Univa Grid Engine 8.1.0 Features (Part 2) - Better Resource Management with the RSMAP Complex (2012-05-25)

Grid Engine deals with several different resource types like memory, resources which can be counted (integer), resources with names (strings/regex), resources with values (double), and boolean values. When you‘ve a countable resource on a specific host, for example a number of GPU cards, then Grid Engine can manage the amount of GPU cards, so that those hosts are not overloaded with jobs. But the jobs don‘t know which specific instance of GPUs they have to access. In older Grid Engine installations this is often solved by writing external scripts in order to manage access to the specific resources. With the introduction of the RSMAP complex this can now be handled by Grid Engine itself.

RSMAP (resource maps) are lists of strings which are managed by the Grid Engine scheduler. Because strings can represent arbitrary resource IDs this new complex type is very flexible. In the GPU example the list could be something like „GPU1 GPU2“. Such lists are then initialized in the „complex_values“ field of the execution host configuration, like integer and other resource types. Hence it is a per host resource.

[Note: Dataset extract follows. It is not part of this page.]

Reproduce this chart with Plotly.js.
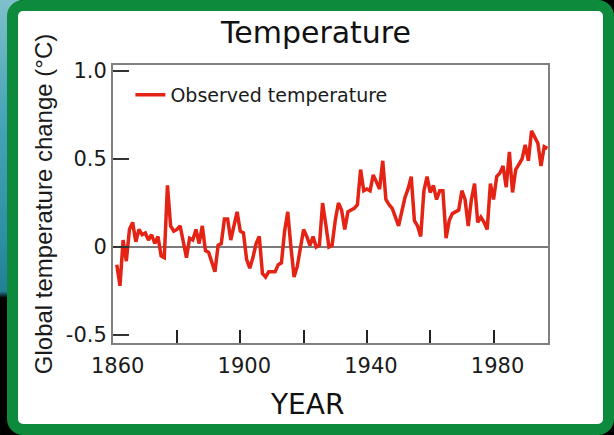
<!DOCTYPE html>
<html>
<head>
<meta charset="utf-8">
<script src="https://cdn.plot.ly/plotly-3.0.1.min.js"></script>
<style>
  html, body { margin: 0; padding: 0; width: 614px; height: 435px; overflow: hidden; background: #000; }
  #leftstrip { position: absolute; left: 0; top: 0; width: 20px; height: 435px;
    background: linear-gradient(to bottom, #7fc0cc 0%, #4aa6b8 25%, #2d8fa4 55%, #237f95 67%, #000 68.5%, #000 100%); }
  #frame { position: absolute; left: 7px; top: 0; width: 607px; height: 435px; box-sizing: border-box;
    border: 11px solid #0e8a3d; border-radius: 16px; background: #fff; }
  #chart { position: absolute; left: 0; top: 0; width: 614px; height: 435px; }
</style>
</head>
<body>
<div id="leftstrip"></div>
<div id="frame"></div>
<div id="chart"></div>
<script>
// Annual global temperature change (°C)
const years = [];
for (let y = 1861; y <= 1997; y++) years.push(y);
const temps = [
  -0.10, -0.22, 0.04, -0.08, 0.10, 0.14, 0.03, 0.10, 0.07, 0.08,   // 1861-1870
   0.04, 0.07, 0.02, 0.06, -0.05, -0.06, 0.35, 0.12, 0.09, 0.10,   // 1871-1880
   0.12, 0.04, -0.06, 0.05, 0.04, 0.10, 0.02, 0.12, -0.02, -0.03,  // 1881-1890
  -0.08, -0.14, 0.01, 0.02, 0.16, 0.16, 0.04, 0.12, 0.20, 0.09,    // 1891-1900
   0.08, -0.07, -0.12, -0.06, 0.02, 0.06, -0.15, -0.17, -0.14, -0.14, // 1901-1910
  -0.14, -0.10, -0.09, 0.09, 0.20, 0.00, -0.17, -0.11, 0.00, 0.10, // 1911-1920
   0.06, 0.01, 0.06, 0.00, 0.01, 0.25, 0.13, 0.00, 0.01, 0.15,     // 1921-1930
   0.25, 0.21, 0.10, 0.20, 0.21, 0.22, 0.24, 0.44, 0.32, 0.33,     // 1931-1940
   0.32, 0.41, 0.37, 0.33, 0.49, 0.27, 0.24, 0.22, 0.17, 0.12,     // 1941-1950
   0.20, 0.28, 0.33, 0.40, 0.15, 0.12, 0.06, 0.32, 0.40, 0.31,     // 1951-1960
   0.35, 0.27, 0.32, 0.32, 0.05, 0.15, 0.19, 0.20, 0.21, 0.32,     // 1961-1970
   0.27, 0.12, 0.27, 0.36, 0.14, 0.17, 0.14, 0.10, 0.36, 0.27,     // 1971-1980
   0.40, 0.42, 0.46, 0.34, 0.54, 0.31, 0.44, 0.47, 0.50, 0.58,     // 1981-1990
   0.49, 0.66, 0.62, 0.59, 0.46, 0.57, 0.56                        // 1991-1997
];
const xTickVals = [1860, 1880, 1900, 1920, 1940, 1960, 1980];
const xTickText = ['1860', '', '1900', '', '1940', '', '1980'];
const yTickVals = [-0.5, 0, 0.5, 1.0];
const yTickText = ['-0.5', '0', '0.5', '1.0'];

const FONT = 'DejaVu Sans, Liberation Sans, Arial, sans-serif';

const trace = {
  x: years, y: temps, type: 'scatter', mode: 'lines',
  name: 'Observed temperature',
  line: { color: '#e52315', width: 3.5 }
};

const layout = {
  width: 614, height: 435,
  margin: { l: 113, r: 66, t: 65, b: 92, pad: 0 },
  paper_bgcolor: 'rgba(0,0,0,0)',
  plot_bgcolor: '#ffffff',
  font: { family: FONT, color: '#1a1a1a', size: 21 },
  title: { text: 'Temperature', x: 316 / 614, xanchor: 'center', xref: 'container',
           y: 0.926, yanchor: 'middle', font: { size: 30, color: '#111', family: FONT } },
  showlegend: true,
  legend: { x: 0.04, y: 0.892, xanchor: 'left', yanchor: 'middle',
            bgcolor: 'rgba(0,0,0,0)', borderwidth: 0,
            font: { size: 19, color: '#1a1a1a', family: FONT } },
  xaxis: {
    range: [1859.8, 1997.2], tickmode: 'array', tickvals: xTickVals, ticktext: xTickText,
    ticks: 'inside', ticklen: 13, tickwidth: 2, tickcolor: '#222',
    showline: true, linecolor: '#808080', linewidth: 2, mirror: true,
    showgrid: false, zeroline: false,
    tickfont: { size: 21, family: FONT, color: '#1a1a1a' },
    ticklabelshift: 4, ticklabelstandoff: 3
  },
  yaxis: {
    range: [-0.545, 1.034], tickmode: 'array', tickvals: yTickVals, ticktext: yTickText,
    ticks: 'inside', ticklen: 16, tickwidth: 2, tickcolor: '#333',
    showline: true, linecolor: '#808080', linewidth: 2, mirror: true,
    showgrid: false, zeroline: true, zerolinecolor: '#7a7a7a', zerolinewidth: 2.5,
    tickfont: { size: 21, family: FONT, color: '#1a1a1a' },
    title: { text: 'Global temperature change (°C)', standoff: 6,
             font: { size: 24, family: 'Liberation Sans, Arial, sans-serif', color: '#1a1a1a' } }
  },
  annotations: [{
    text: 'YEAR', xref: 'paper', yref: 'paper', x: (307 - 113) / 435, y: (343 - 404) / 278,
    xanchor: 'center', yanchor: 'middle', showarrow: false,
    font: { size: 28, family: FONT, color: '#111' }
  }]
};

Plotly.newPlot('chart', [trace], layout, { staticPlot: true, displayModeBar: false });
</script>
</body>
</html>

The scheduler treats one item as of the list as an individual resource, but all of them are requested by the same resource name (the complex name) during job submission time. Additionally you can of course also request the amount of items your job needs. When a job now requests 1 of such a resource, then the jobs gets one of the „GPU1“ or „GPU2“ values attached. You can see the selected instance in the qstat output. The job itself can get the selected resource by reading out a special environment variable. If you want shared access to your resources, lets say 2 jobs are allowed to access one of the GPUs, you can easily configure that by creating a string list which has multiple same entries: „GPU1 GPU2 GPU1 GPU2“. So the first job will access the first GPU the second the second GPU and the third again the first GPU (in the first scheduler run). The order is the order of the currently unused items in the list. This concept can be used also for accessing licensees when you are using special IDs for accessing one. Since numeric IDs are very common you can create an ID list very easily by using following notation „<from>-<to>“, which creates strings with a number range. So "1-10" will create following list implicitly „1 2 3 4 5 6 7 8 9 10“.